Online behemoth Amazon is acquiring Austin-based Whole Foods Market for $13.7 billion, the companies announced Friday—a development that watchdogs say will pad billionaire pockets and spell bad news for consumers.
Jim Cramer, host of CNBC's "Mad Money," expects the deal to make Amazon, headed by Jeff Bezos, "dominate food within the next two years." He added: "I'm taking down numbers for everybody who sells food. Everybody. Because you can't compete [with] Amazon. They will not let you compete."
It's already "rattled the retail sector."
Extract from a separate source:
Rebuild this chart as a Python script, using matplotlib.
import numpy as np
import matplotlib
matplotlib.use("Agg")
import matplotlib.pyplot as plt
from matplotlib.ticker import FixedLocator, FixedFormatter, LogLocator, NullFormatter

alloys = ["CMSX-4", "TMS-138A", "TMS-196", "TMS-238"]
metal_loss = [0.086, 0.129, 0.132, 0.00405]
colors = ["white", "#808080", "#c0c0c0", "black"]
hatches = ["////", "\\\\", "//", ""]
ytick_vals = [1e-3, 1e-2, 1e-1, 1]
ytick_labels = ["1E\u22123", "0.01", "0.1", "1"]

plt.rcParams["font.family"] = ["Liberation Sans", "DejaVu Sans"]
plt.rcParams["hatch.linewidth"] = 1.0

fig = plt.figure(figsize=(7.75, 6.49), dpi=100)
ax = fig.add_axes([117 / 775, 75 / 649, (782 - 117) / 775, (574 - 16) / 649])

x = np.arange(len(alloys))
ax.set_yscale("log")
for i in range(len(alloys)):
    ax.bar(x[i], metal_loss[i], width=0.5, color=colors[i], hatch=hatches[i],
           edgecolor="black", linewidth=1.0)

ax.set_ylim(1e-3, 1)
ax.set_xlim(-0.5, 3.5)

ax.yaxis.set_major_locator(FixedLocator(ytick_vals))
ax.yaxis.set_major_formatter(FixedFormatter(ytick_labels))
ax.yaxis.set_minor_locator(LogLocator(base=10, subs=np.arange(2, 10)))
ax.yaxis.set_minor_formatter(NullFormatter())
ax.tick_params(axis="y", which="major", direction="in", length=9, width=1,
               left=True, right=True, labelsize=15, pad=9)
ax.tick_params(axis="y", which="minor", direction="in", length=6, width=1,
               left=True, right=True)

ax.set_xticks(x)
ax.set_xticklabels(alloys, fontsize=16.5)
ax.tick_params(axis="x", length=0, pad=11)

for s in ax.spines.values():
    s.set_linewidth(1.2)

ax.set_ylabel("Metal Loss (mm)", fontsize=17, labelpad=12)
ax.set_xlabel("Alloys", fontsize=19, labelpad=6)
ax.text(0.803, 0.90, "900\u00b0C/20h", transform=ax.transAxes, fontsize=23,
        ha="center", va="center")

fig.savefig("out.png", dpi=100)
Indeed, writes Bloomberg, the acquisition "sends shockwaves across both the online and brick-and-mortar industries. Grocery chains plunged on Friday—Wal-Mart Stores Inc. fell as much as 7.1 percent, while Kroger Co. tumbled 17 percent—as investors worried that woes will mount in the increasingly cutthroat industry."
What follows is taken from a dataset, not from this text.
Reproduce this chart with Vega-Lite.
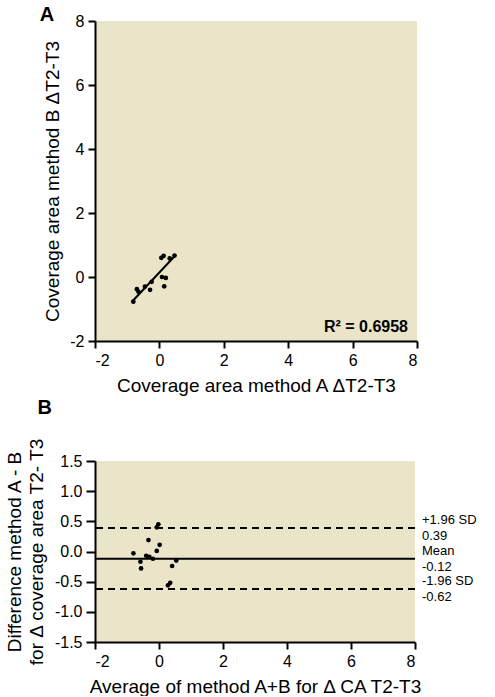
{
  "$schema": "https://vega.github.io/schema/vega-lite/v6.json",
  "background": "white",
  "padding": {"left": 5, "top": 5, "right": 5, "bottom": 0},
  "spacing": 2,
  "config": {
    "font": "Liberation Sans",
    "view": {"fill": "#EAE4C9", "stroke": null},
    "axis": {
      "domainColor": "black", "domainWidth": 2, "tickColor": "black", "tickWidth": 2, "tickSize": 7,
      "grid": false, "labelFontSize": 16, "labelColor": "black", "labelPadding": 4, "labelOverlap": false,
      "titleFontSize": 19, "titleFontWeight": "normal", "titleColor": "black", "titlePadding": 8,
      "labelFont": "Liberation Sans", "titleFont": "Liberation Sans"
    },
    "title": {"anchor": "start", "frame": "bounds", "fontSize": 20, "fontWeight": "bold", "font": "Liberation Sans", "color": "black"}
  },
  "datasets": {
    "scatterA": [
      {"methodA": 0.06, "methodB": 0.60},
      {"methodA": 0.13, "methodB": 0.66},
      {"methodA": 0.32, "methodB": 0.58},
      {"methodA": 0.47, "methodB": 0.67},
      {"methodA": 0.08, "methodB": 0.00},
      {"methodA": 0.20, "methodB": -0.03},
      {"methodA": -0.24, "methodB": -0.15},
      {"methodA": -0.29, "methodB": -0.40},
      {"methodA": 0.15, "methodB": -0.29},
      {"methodA": -0.70, "methodB": -0.38},
      {"methodA": -0.65, "methodB": -0.46},
      {"methodA": -0.81, "methodB": -0.77},
      {"methodA": -0.45, "methodB": -0.30}
    ],
    "fitA": [
      {"methodA": -0.86, "methodB": -0.78},
      {"methodA": 0.50, "methodB": 0.68}
    ],
    "rsq": [
      {"x": 8, "y": -2, "label": "R² = 0.6958"}
    ],
    "ba": [
      {"avg": -0.07, "diff": 0.40},
      {"avg": -0.02, "diff": 0.45},
      {"avg": -0.33, "diff": 0.19},
      {"avg": 0.02, "diff": 0.11},
      {"avg": -0.07, "diff": 0.01},
      {"avg": -0.80, "diff": -0.03},
      {"avg": -0.40, "diff": -0.07},
      {"avg": -0.30, "diff": -0.09},
      {"avg": -0.19, "diff": -0.12},
      {"avg": -0.58, "diff": -0.17},
      {"avg": -0.56, "diff": -0.28},
      {"avg": 0.54, "diff": -0.15},
      {"avg": 0.41, "diff": -0.24},
      {"avg": 0.35, "diff": -0.52},
      {"avg": 0.28, "diff": -0.56}
    ],
    "baLines": [
      {"value": 0.39, "kind": "dashed", "top": "+1.96 SD", "bottom": "0.39"},
      {"value": -0.12, "kind": "solid", "top": "Mean", "bottom": "-0.12"},
      {"value": -0.62, "kind": "dashed", "top": "-1.96 SD", "bottom": "-0.62"}
    ]
  },
  "vconcat": [
    {
      "width": 322,
      "height": 320,
      "title": {"text": "A", "dx": -4, "offset": -12},
      "layer": [
        {
          "data": {"name": "scatterA"},
          "mark": {"type": "circle", "size": 22, "color": "black", "opacity": 1},
          "encoding": {
            "x": {"field": "methodA", "type": "quantitative",
                  "scale": {"domain": [-2, 8], "nice": false, "zero": false},
                  "axis": {"values": [-2, 0, 2, 4, 6, 8], "labelExpr": "replace(datum.label, '−', '-')", "title": "Coverage area method A ΔT2-T3"}},
            "y": {"field": "methodB", "type": "quantitative",
                  "scale": {"domain": [-2, 8], "nice": false, "zero": false},
                  "axis": {"values": [-2, 0, 2, 4, 6, 8], "labelExpr": "replace(datum.label, '−', '-')", "title": "Coverage area method B ΔT2-T3", "titlePadding": 7}}
          }
        },
        {
          "data": {"name": "fitA"},
          "mark": {"type": "line", "color": "black", "strokeWidth": 2},
          "encoding": {
            "x": {"field": "methodA", "type": "quantitative"},
            "y": {"field": "methodB", "type": "quantitative"}
          }
        },
        {
          "data": {"name": "rsq"},
          "mark": {"type": "text", "align": "right", "baseline": "bottom", "dx": -9, "dy": -6, "fontSize": 16, "fontWeight": "bold", "color": "black"},
          "encoding": {
            "x": {"field": "x", "type": "quantitative"},
            "y": {"field": "y", "type": "quantitative"},
            "text": {"field": "label"}
          }
        }
      ]
    },
    {
      "width": 320,
      "height": 181,
      "title": {"text": "B", "dx": 32, "offset": 17},
      "layer": [
        {
          "data": {"name": "ba"},
          "mark": {"type": "circle", "size": 22, "color": "black", "opacity": 1},
          "encoding": {
            "x": {"field": "avg", "type": "quantitative",
                  "scale": {"domain": [-2, 8], "nice": false, "zero": false},
                  "axis": {"values": [-2, 0, 2, 4, 6, 8], "labelExpr": "replace(datum.label, '−', '-')", "title": "Average of method A+B for Δ CA T2-T3"}},
            "y": {"field": "diff", "type": "quantitative",
                  "scale": {"domain": [-1.5, 1.5], "nice": false, "zero": false},
                  "axis": {"tickCount": 7, "labelExpr": "replace(format(datum.value, '.1f'), '−', '-')",
                           "labelOverlap": false,
                           "title": ["Difference method A - B", "for Δ coverage area  T2- T3"],
                           "titleLineHeight": 22, "titlePadding": 8, "tickSize": 9}}
          }
        },
        {
          "data": {"name": "baLines"},
          "mark": {"type": "rule", "color": "black", "strokeWidth": 2},
          "encoding": {
            "y": {"field": "value", "type": "quantitative"},
            "strokeDash": {"field": "kind", "type": "nominal",
                           "scale": {"domain": ["dashed", "solid"], "range": [[7, 5], [1, 0]]},
                           "legend": null}
          }
        },
        {
          "data": {"name": "baLines"},
          "mark": {"type": "text", "align": "left", "baseline": "alphabetic", "dx": 7, "dy": -4, "fontSize": 13, "color": "black"},
          "encoding": {
            "x": {"datum": 8, "type": "quantitative"},
            "y": {"field": "value", "type": "quantitative"},
            "text": {"field": "top"}
          }
        },
        {
          "data": {"name": "baLines"},
          "mark": {"type": "text", "align": "left", "baseline": "top", "dx": 7, "dy": 2, "fontSize": 13, "color": "black"},
          "encoding": {
            "x": {"datum": 8, "type": "quantitative"},
            "y": {"field": "value", "type": "quantitative"},
            "text": {"field": "bottom"}
          }
        }
      ]
    }
  ]
}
(Amazon's stock, meanwhile, was up 3.3 percent—making the acquisition "essentially free" for the online giant.)
According to Wenonah Hauter, executive director of Food & Water Watch, "Too few companies already exert outsized influence over our food choices. This is extreme consolidation of the food system in action, which will lead to higher prices, fewer choices for consumers, and bigger profits for billionaires like its owner, Jeff Bezos."
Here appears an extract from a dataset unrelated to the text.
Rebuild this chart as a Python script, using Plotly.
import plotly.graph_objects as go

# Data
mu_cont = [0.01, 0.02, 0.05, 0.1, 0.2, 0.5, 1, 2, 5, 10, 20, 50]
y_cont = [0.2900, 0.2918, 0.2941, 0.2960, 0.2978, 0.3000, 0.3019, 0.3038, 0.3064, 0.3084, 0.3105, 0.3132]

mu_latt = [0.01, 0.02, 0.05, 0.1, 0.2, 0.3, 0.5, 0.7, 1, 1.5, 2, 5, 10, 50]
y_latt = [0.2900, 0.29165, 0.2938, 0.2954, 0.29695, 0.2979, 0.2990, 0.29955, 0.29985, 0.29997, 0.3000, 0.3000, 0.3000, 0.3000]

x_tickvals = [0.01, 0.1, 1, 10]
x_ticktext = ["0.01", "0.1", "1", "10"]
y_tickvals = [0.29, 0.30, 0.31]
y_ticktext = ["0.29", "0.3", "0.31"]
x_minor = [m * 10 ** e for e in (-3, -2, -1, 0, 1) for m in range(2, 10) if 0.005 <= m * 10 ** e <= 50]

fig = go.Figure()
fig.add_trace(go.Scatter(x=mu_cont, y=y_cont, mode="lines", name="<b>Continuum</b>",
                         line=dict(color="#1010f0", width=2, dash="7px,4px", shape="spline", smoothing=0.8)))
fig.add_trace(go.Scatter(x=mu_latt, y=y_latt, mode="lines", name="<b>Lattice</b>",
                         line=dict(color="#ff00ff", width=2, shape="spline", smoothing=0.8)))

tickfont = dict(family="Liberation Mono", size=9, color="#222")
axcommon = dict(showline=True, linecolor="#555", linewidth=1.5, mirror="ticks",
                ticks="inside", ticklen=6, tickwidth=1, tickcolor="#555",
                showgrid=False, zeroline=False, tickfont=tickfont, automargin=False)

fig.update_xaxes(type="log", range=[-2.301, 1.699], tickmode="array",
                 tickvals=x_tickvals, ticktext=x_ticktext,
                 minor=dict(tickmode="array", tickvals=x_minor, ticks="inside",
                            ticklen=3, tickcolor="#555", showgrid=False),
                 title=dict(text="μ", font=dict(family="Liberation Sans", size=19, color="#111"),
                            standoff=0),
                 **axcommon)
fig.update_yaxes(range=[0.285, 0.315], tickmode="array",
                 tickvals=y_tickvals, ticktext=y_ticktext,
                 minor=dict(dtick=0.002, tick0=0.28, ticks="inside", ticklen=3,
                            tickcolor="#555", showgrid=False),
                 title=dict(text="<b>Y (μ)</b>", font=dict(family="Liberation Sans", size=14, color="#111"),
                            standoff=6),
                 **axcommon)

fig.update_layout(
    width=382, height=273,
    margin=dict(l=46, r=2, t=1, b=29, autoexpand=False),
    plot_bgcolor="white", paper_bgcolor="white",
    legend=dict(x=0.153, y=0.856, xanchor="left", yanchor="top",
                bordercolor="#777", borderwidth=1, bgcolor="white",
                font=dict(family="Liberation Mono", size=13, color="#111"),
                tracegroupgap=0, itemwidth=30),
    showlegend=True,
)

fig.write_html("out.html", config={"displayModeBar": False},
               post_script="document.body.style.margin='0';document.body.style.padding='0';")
"Consumers already face substantially reduced options for grocery shopping because of a wave of mega-mergers that have swept the supermarket and grocery manufacturing industry. In recent years, more than 4,000 grocery stores were joined under two owners after the Albertsons-Safeway and Ahold-Delhaize mergers. The proposed Amazon-Whole Foods deal only further curtails consumer choices and raise prices," she said.
A report last year from the Institute for Local Self-Reliance outlined the "extending tentacles" of Amazon, which "controls the underlying infrastructure of the economy."
The company's already increased dominance, the report warned, is "eroding opportunity and fueling inequality, and it's concentrating power in ways that endanger competition, community life, and democracy."